We also decided to do long singular unison pieces, since we were working with a smaller wall vs. doing alternating pieces. Our wall was also not level – being a century home and in the basement so we had to get a little creative once we started placing the actual boards.
What You’ll Need:
- Measure your space & determine your measurements; we bought (2) 4×8′ maple plywood boards from Lowe’s ($25 ea.)
- Table Saw – this will ensure even and straight cuts for your panels, we cut our panels to be 8″ wide (my dad helped us with this one!)
- Stain of your choosing, we used Minwax – light Walnut ($9)
- Nail Gun w/ compressor and finishing nails
- A couple of popsicle sticks
Step by Step:
- Before you get your wood, you’ll want to prep your area, we removed some walls/studs and had to put up new studs since we were working with some odd configurations – we also made sure that all of our water proofing paint was taken care of on the wall, floor and the pole in that area.
- Upon determining your measurements and purchasing the wood, you’ll want to measure and cut your boards to create your panels – as I said we decided on 8″ for our panel width. A table saw will be super helpful in this case to make sure your panels are straight all the way across! Be sure to use the proper safety precautions when cutting.
- After we had our boards cut, we picked out a stain – light walnut to be exact. We applied two coats of stain over the course of 2-days. I used a foam brush for easy application. I wasn’t too careful about the thickness of the stain for the first coat since I knew it would soak into the wood, which it did. After the second coat the color was the dark hue I was looking for, we were ready to hang! If you’re using this in a more finished space, you might want to consider putting a poly over top to keep it a bit more polished and shiny.
- Thanks to our handy friend C – we were able to borrow his compressor and nail gun, which allowed putting up the boards quick and easy. We measured each board and made final length cuts on the site before securing into place, because we were butting these up against an uneven wall. You may be wondering about the popsicle sticks, well we used these in between each panel to have even space, we put these in tight and removed once we had our next panel up.

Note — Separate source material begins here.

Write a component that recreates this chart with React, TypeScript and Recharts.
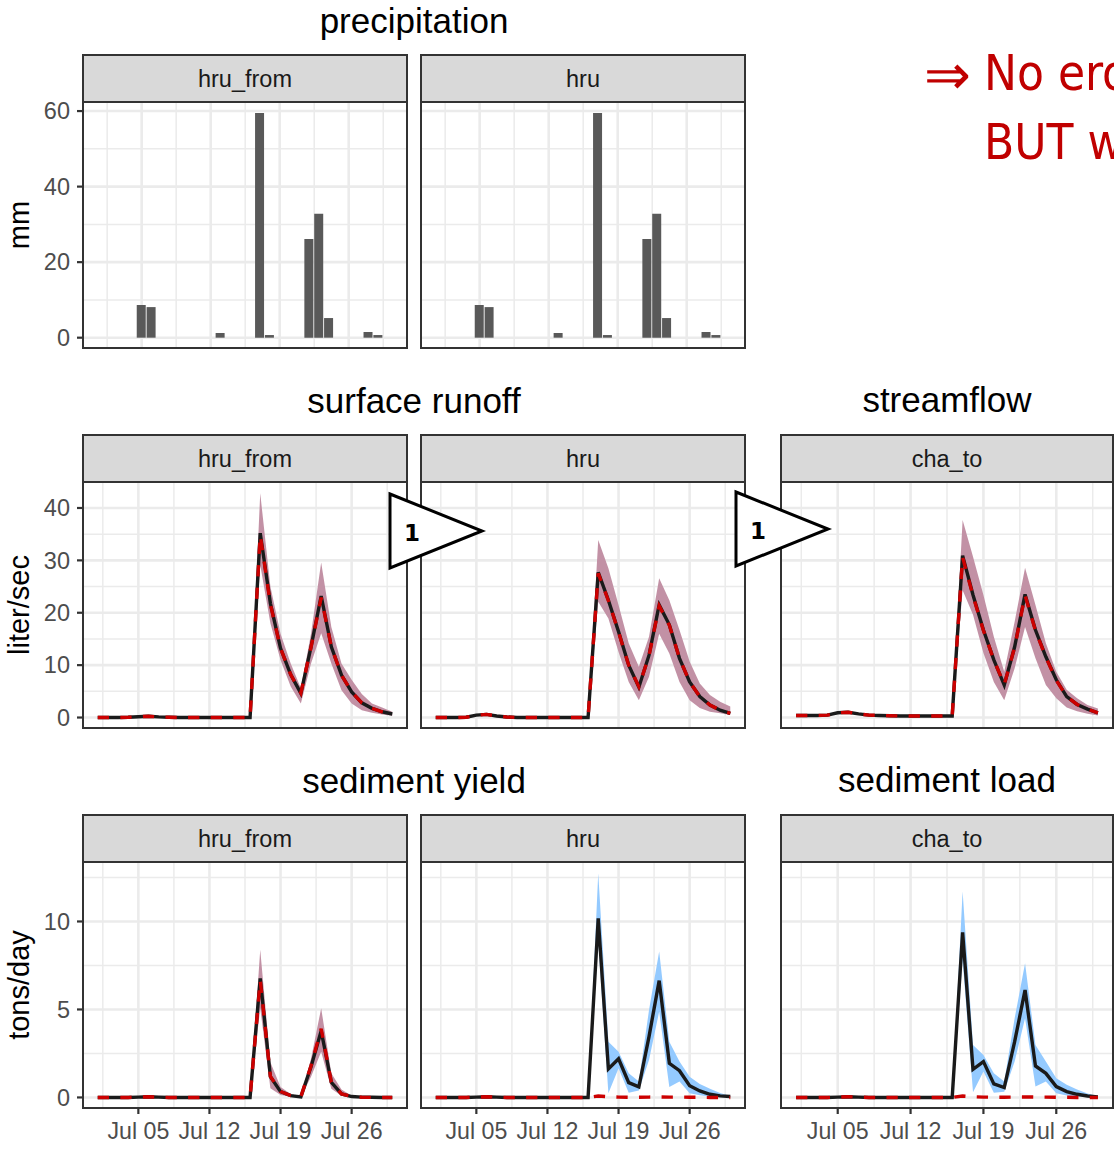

import React from 'react';
import { ComposedChart, Bar, Area, Line, XAxis, YAxis, CartesianGrid } from 'recharts';

const FONT = '"Liberation Sans", Arial, sans-serif';

const days = [1,2,3,4,5,6,7,8,9,10,11,12,13,14,15,16,17,18,19,20,21,22,23,24,25,26,27,28,29,30];
const xTicks = [5, 12, 19, 26];
const xMinor = [1.5, 8.5, 15.5, 22.5, 29.5];
const xTickLabels = ['Jul 05', 'Jul 12', 'Jul 19', 'Jul 26'];

const rainDays = [5, 6, 13, 17, 18, 22, 23, 24, 28, 29];
const rainValues = [8.65, 8.1, 1.24, 59.5, 0.7, 26.1, 32.8, 5.2, 1.5, 0.7];

const quietFrom = [0,0,0,0.05,0.15,0.25,0.12,0.05,0,0,0,0,0,0,0,0];
const quietHru = [0,0,0,0.05,0.45,0.6,0.3,0.1,0,0,0,0,0,0,0,0];
const quietCha = [0.4,0.4,0.4,0.45,0.9,1.0,0.7,0.45,0.4,0.35,0.3,0.3,0.3,0.3,0.3,0.3];
const quietSed = [0,0,0,0,0.02,0.04,0.02,0,0,0,0,0,0,0,0,0];

const runoffFromObs = [...quietFrom, 35.2,21.8,13.2,8.2,4.6,13.5,23.2,13.5,8.1,4.9,2.8,1.75,1.1,0.67];
const runoffFromLo = [...quietFrom, 29.1,18,11,5.9,2.7,10.3,16.1,10.3,5.2,2.7,1.4,0.9,0.6,0.35];
const runoffFromHi = [...quietFrom, 42.8,25,16,10.3,5.6,16,29.6,17.3,10.3,7.2,4.5,2.7,1.9,1.1];
const runoffFromSim = [...quietFrom, 34.8,21.6,13.2,8.2,4.7,13.4,22.9,13.5,8.1,4.9,2.8,1.75,1.1,0.67];

const runoffHruObs = [...quietHru, 27.7,22.4,16.4,10,5.8,11.9,21.5,17.7,11.3,6.8,4,2.4,1.4,0.8];
const runoffHruLo = [...quietHru, 22.1,18.9,12.5,6.8,3.3,7.8,16,12.2,6.8,3.3,1.8,1.1,0.8,0.5];
const runoffHruHi = [...quietHru, 33.9,28.5,21.5,14.2,9.7,15.4,26.6,22.4,16.7,10.7,6.5,4.3,3,2.1];
const runoffHruSim = [...quietHru, 27.5,22.3,16.3,10,5.9,11.8,21.3,17.6,11.3,6.8,4,2.4,1.4,0.8];

const flowObs = [...quietCha, 30.9,23.4,16.7,11,6.2,13.5,23.5,16.7,11.6,7.2,4,2.5,1.6,0.9];
const flowLo = [...quietCha, 24.3,19.6,12.3,6.8,3.3,9.4,17.3,11.3,6.2,3.7,1.9,1.2,0.7,0.4];
const flowHi = [...quietCha, 37.7,30.7,23.4,15.4,8.75,18.3,28.6,21.5,14.2,8.75,5.3,3.7,2.4,1.7];
const flowSim = [...quietCha, 30.6,23.2,16.6,11,6.3,13.4,23.3,16.6,11.5,7.1,4,2.5,1.6,0.9];

const sedFromObs = [...quietSed, 6.77,1.18,0.33,0.1,0.03,1.75,3.78,0.86,0.2,0.05,0.02,0.01,0,0];
const sedFromLo = [...quietSed, 5.07,0.52,0.14,0.04,0.01,1.18,2.6,0.5,0.1,0.02,0,0,0,0];
const sedFromHi = [...quietSed, 8.4,2,0.6,0.2,0.03,2.2,5.07,1.37,0.45,0.1,0.03,0.01,0,0];
const sedFromSim = [...quietSed, 6.65,1.2,0.34,0.1,0.03,1.8,3.9,0.88,0.2,0.05,0.01,0,0,0];

const sedHruObs = [...quietSed, 10.18,1.62,2.2,0.84,0.6,3.46,6.64,1.94,1.52,0.67,0.37,0.18,0.09,0.05];
const sedHruLo = [...quietSed, 8.85,0.24,1.66,0.27,0.39,2.13,4.88,0.6,0.9,0.24,0.12,0.06,0.03,0.01];
const sedHruHi = [...quietSed, 12.74,3.17,2.6,1.37,0.9,4.97,8.29,3.17,2.04,1.18,0.77,0.5,0.25,0.08];
const sedNoErosion = [...quietSed, 0.08,0.04,0.02,0.01,0.01,0.02,0.03,0.02,0.02,0.01,0.01,0,0,0];

const sedChaObs = [...quietSed, 9.38,1.6,2.04,0.77,0.56,3.17,6.1,1.79,1.37,0.62,0.33,0.18,0.08,0.03];
const sedChaLo = [...quietSed, 7.8,0.29,1.47,0.27,0.33,2.04,4.5,0.62,0.9,0.24,0.11,0.06,0.03,0.01];
const sedChaHi = [...quietSed, 11.7,2.98,2.41,1.37,0.9,4.5,7.62,2.98,2.04,1.09,0.72,0.45,0.22,0.07];

const MAUVE = '#C08DA1';
const BLUE = '#90C8FF';
const GRID = '#EBEBEB';
const BORDER = '#333333';

const PANELS = { a: { left: 83, w: 324 }, b: { left: 421, w: 324 }, c: { left: 781, w: 332 } };
const ROWS = { p: 102, r: 482, s: 862 };
const PLOT_H = 246;
const STRIP_H = 47;
const BW = 2.5;
const PAD = 16;

function zip(obs: number[], lo: number[], hi: number[], sim: number[]) {
  return days.map((day, i) => ({ day, obs: obs[i], lo: lo[i], hi: hi[i], sim: sim[i] }));
}
const rainData = rainDays.map((day, i) => ({ day, rain: rainValues[i] }));

type PanelProps = {
  col: 'a' | 'b' | 'c';
  top: number;
  strip: string;
  yDomain: [number, number];
  yMajor: number[];
  yMinor: number[];
  showY?: boolean;
  showX?: boolean;
  bars?: boolean;
  data?: any[];
  fill?: string;
};

function Panel({ col, top, strip, yDomain, yMajor, yMinor, showY, showX, bars, data, fill }: PanelProps) {
  const { left, w } = PANELS[col];
  const yW = showY ? left : 0;
  const xH = showX ? 41 : 0;
  const padBottom = showX ? 0 : PAD;
  const xDomain: [number, number] = bars ? [-0.95, 31.91] : [-0.45, 31.45];
  return (
    <>
      <div style={{ position: 'absolute', left: left - yW, top: top - PAD }}>
        <ComposedChart width={w + yW} height={PLOT_H + xH + PAD + padBottom} data={bars ? rainData : data} margin={{ top: PAD, right: 0, bottom: padBottom, left: 0 }}>
          <CartesianGrid stroke={GRID} strokeWidth={1.5} horizontalValues={yMinor} verticalValues={xMinor} syncWithTicks={false} />
          <CartesianGrid stroke={GRID} strokeWidth={2.6} horizontalValues={yMajor} verticalValues={xTicks} syncWithTicks={false} />
          <XAxis
            dataKey="day"
            type="number"
            domain={xDomain}
            allowDataOverflow
            ticks={xTicks}
            interval={0}
            hide={!showX}
            height={xH || undefined}
            axisLine={false}
            tickSize={6}
            tickMargin={9}
            tickLine={{ stroke: BORDER, strokeWidth: 2.2 }}
            tick={{ fontFamily: FONT, fontSize: 23.2, fill: '#4D4D4D' }}
            tickFormatter={(v: number) => xTickLabels[xTicks.indexOf(v)]}
          />
          <YAxis
            type="number"
            domain={yDomain}
            allowDataOverflow
            ticks={yMajor}
            interval={0}
            hide={!showY}
            width={yW || undefined}
            axisLine={false}
            tickSize={6}
            tickMargin={7}
            tickLine={{ stroke: BORDER, strokeWidth: 2.2 }}
            tick={{ fontFamily: FONT, fontSize: 23.5, fill: '#4D4D4D' }}
          />
          {bars ? <Bar dataKey="rain" fill="#595959" barSize={9} isAnimationActive={false} /> : null}
          {!bars ? <Area dataKey={(d: any) => [d.lo, d.hi]} stroke="none" fill={fill} fillOpacity={0.96} dot={false} activeDot={false} isAnimationActive={false} /> : null}
          {!bars ? <Line dataKey="obs" stroke="#1A1A1A" strokeWidth={3.4} dot={false} activeDot={false} isAnimationActive={false} /> : null}
          {!bars ? <Line dataKey="sim" stroke="#CC0000" strokeWidth={3.4} strokeDasharray="11.3 11.3" dot={false} activeDot={false} isAnimationActive={false} /> : null}
        </ComposedChart>
      </div>
      <div style={{ position: 'absolute', left: left - 1, top: top - STRIP_H - 1, width: w + 2, height: STRIP_H + 2, boxSizing: 'border-box', background: '#D9D9D9', border: `${BW}px solid ${BORDER}`, display: 'flex', alignItems: 'center', justifyContent: 'center', fontFamily: FONT, fontSize: 23.5, color: '#1A1A1A', paddingTop: 1 }}>
        {strip}
      </div>
      <div style={{ position: 'absolute', left: left - 1, top: top - 1, width: w + 2, height: PLOT_H + 2, boxSizing: 'border-box', border: `${BW}px solid ${BORDER}`, pointerEvents: 'none' }} />
    </>
  );
}

function Title({ cx, y, text }: { cx: number; y: number; text: string }) {
  return (
    <div style={{ position: 'absolute', left: cx - 200, width: 400, top: y - 20, height: 40, lineHeight: '40px', textAlign: 'center', fontFamily: FONT, fontSize: 35, color: '#000' }}>
      {text}
    </div>
  );
}

function YTitle({ cy, text }: { cy: number; text: string }) {
  return (
    <div style={{ position: 'absolute', left: 19 - 100, width: 200, top: cy - 20, height: 40, lineHeight: '40px', textAlign: 'center', transform: 'rotate(-90deg)', fontFamily: FONT, fontSize: 29, color: '#000' }}>
      {text}
    </div>
  );
}

function Flag({ x, y }: { x: number; y: number }) {
  return (
    <svg style={{ position: 'absolute', left: x - 3, top: y - 3, overflow: 'visible' }} width={100} height={84}>
      <polygon points="3,3 95,40 3,77" fill="#fff" stroke="#000" strokeWidth={3} />
      <text x={25} y={50} textAnchor="middle" fontFamily='"DejaVu Sans"' fontWeight="bold" fontSize={23} fill="#000">1</text>
    </svg>
  );
}

const runoffTicks = [0, 10, 20, 30, 40];
const runoffGridMinor = [5, 15, 25, 35];
const sedTicks = [0, 5, 10];
const sedGridMinor = [2.5, 7.5, 12.5];
const rainTicks = [0, 20, 40, 60];
const rainGridMinor = [10, 30, 50];
const rainDomain: [number, number] = [-2.73, 62.4];
const runoffDomain: [number, number] = [-2, 44.96];
const sedDomain: [number, number] = [-0.6, 13.38];

const RED_FONT = '"DejaVu Sans Condensed", "DejaVu Sans"';

export default function App() {
  return (
    <div style={{ position: 'absolute', left: 0, top: 0, width: 1114, height: 1149, overflow: 'hidden', background: '#fff' }}>
      <Title cx={414} y={21} text="precipitation" />
      <Title cx={414} y={401} text="surface runoff" />
      <Title cx={947} y={400} text="streamflow" />
      <Title cx={414} y={781} text="sediment yield" />
      <Title cx={947} y={780} text="sediment load" />
      <YTitle cy={225} text="mm" />
      <YTitle cy={605} text="liter/sec" />
      <YTitle cy={985} text="tons/day" />

      <Panel col="a" top={ROWS.p} strip="hru_from" yDomain={rainDomain} yMajor={rainTicks} yMinor={rainGridMinor} showY bars />
      <Panel col="b" top={ROWS.p} strip="hru" yDomain={rainDomain} yMajor={rainTicks} yMinor={rainGridMinor} bars />

      <Panel col="a" top={ROWS.r} strip="hru_from" yDomain={runoffDomain} yMajor={runoffTicks} yMinor={runoffGridMinor} showY data={zip(runoffFromObs, runoffFromLo, runoffFromHi, runoffFromSim)} fill={MAUVE} />
      <Panel col="b" top={ROWS.r} strip="hru" yDomain={runoffDomain} yMajor={runoffTicks} yMinor={runoffGridMinor} data={zip(runoffHruObs, runoffHruLo, runoffHruHi, runoffHruSim)} fill={MAUVE} />
      <Panel col="c" top={ROWS.r} strip="cha_to" yDomain={runoffDomain} yMajor={runoffTicks} yMinor={runoffGridMinor} data={zip(flowObs, flowLo, flowHi, flowSim)} fill={MAUVE} />

      <Panel col="a" top={ROWS.s} strip="hru_from" yDomain={sedDomain} yMajor={sedTicks} yMinor={sedGridMinor} showY showX data={zip(sedFromObs, sedFromLo, sedFromHi, sedFromSim)} fill={MAUVE} />
      <Panel col="b" top={ROWS.s} strip="hru" yDomain={sedDomain} yMajor={sedTicks} yMinor={sedGridMinor} showX data={zip(sedHruObs, sedHruLo, sedHruHi, sedNoErosion)} fill={BLUE} />
      <Panel col="c" top={ROWS.s} strip="cha_to" yDomain={sedDomain} yMajor={sedTicks} yMinor={sedGridMinor} showX data={zip(sedChaObs, sedChaLo, sedChaHi, sedNoErosion)} fill={BLUE} />

      <Flag x={390} y={494} />
      <Flag x={736} y={492} />

      <div style={{ position: 'absolute', left: 924, top: 40, fontFamily: '"Liberation Serif"', fontSize: 56, color: '#C00000', lineHeight: '70px', whiteSpace: 'nowrap' }}>⇒</div>
      <div style={{ position: 'absolute', left: 984, top: 39, fontFamily: RED_FONT, fontSize: 49, color: '#C00000', lineHeight: '69px', whiteSpace: 'nowrap' }}>No ero</div>
      <div style={{ position: 'absolute', left: 984, top: 108, fontFamily: RED_FONT, fontSize: 49, color: '#C00000', lineHeight: '69px', whiteSpace: 'nowrap' }}>BUT w</div>
    </div>
  );
}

- Beyond the minor cutting of the ends of the boards, we only had to cut around one outlet and had to do a smaller skinner piece across the top that took some measuring twice and cutting three times. *smiles* We were able to get all the boards up in one night, although it was a little late by the time we finished!
The nail gun was crucial to getting this wall up and making the boards look almost like they’re glued up and hole free! It was a dream to finally get to use one, they’ve always looked like fun and I have to say it was awesome and efficient. I am trying to think of other projects and excuses to borrow it again…. but I digress. With our Shiplap statement wall complete we were one step closer to wrapping up this makeover and adding the finishing touches!
For $60 we made a huge impact and it was super easy to pull together, the natural wood and color pull into the ceiling of the original beams and makes this unfinished finished basement feel cohesive and complete. B was pretty impressed and happy with the way these turned out, it was an all around win!